WRITTEN TASK =>
Copy out exactly the lines from the first line of the material below through the line containing "import pandas as pd", and nothing beyond them.

COLLECTED DATA =>
■ ■ ■ ■ ■ ■ ■
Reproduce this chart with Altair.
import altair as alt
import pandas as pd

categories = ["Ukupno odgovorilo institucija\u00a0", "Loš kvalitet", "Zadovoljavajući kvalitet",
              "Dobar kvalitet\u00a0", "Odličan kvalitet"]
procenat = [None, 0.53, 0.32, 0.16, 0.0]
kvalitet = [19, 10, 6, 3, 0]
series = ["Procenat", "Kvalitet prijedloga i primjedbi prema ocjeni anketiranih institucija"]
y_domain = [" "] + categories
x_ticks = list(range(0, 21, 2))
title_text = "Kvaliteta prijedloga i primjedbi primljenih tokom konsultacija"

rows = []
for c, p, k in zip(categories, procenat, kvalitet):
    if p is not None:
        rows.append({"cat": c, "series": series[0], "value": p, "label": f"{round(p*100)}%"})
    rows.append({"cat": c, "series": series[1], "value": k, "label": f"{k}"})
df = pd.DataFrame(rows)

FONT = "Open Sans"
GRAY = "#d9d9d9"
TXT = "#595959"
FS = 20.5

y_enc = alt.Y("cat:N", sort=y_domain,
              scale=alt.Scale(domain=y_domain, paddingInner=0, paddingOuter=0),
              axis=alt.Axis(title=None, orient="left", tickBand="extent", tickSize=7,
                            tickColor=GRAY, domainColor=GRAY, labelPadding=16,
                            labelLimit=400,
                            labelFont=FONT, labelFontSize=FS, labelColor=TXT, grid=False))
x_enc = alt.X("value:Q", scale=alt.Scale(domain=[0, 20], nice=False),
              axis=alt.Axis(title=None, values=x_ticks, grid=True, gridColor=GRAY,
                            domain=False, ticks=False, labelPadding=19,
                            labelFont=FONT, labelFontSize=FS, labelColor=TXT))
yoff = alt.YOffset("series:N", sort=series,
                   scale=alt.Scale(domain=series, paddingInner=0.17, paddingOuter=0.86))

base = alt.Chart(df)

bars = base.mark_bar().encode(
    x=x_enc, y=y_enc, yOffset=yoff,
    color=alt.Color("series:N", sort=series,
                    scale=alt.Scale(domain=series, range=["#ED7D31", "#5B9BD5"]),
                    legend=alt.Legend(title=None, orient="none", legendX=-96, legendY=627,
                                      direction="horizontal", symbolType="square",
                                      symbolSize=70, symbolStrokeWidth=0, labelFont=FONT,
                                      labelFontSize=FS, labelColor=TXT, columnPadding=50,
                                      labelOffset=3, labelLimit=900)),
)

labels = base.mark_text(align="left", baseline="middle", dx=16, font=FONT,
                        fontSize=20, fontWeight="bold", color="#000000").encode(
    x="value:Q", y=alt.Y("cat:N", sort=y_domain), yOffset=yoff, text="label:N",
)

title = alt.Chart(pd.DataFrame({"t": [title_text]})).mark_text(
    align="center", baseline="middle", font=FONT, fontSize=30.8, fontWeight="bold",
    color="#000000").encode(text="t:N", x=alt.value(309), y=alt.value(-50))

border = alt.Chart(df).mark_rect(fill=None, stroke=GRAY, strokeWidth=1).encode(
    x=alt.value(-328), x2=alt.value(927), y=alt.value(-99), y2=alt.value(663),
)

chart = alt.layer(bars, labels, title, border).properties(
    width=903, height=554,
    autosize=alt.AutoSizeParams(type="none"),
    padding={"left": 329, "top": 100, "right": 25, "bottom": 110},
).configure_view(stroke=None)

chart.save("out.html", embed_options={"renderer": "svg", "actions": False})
■ ■ ■ ■ ■ ■ ■
RESULT =>
Reproduce this chart with Altair.
import altair as alt
import pandas as pd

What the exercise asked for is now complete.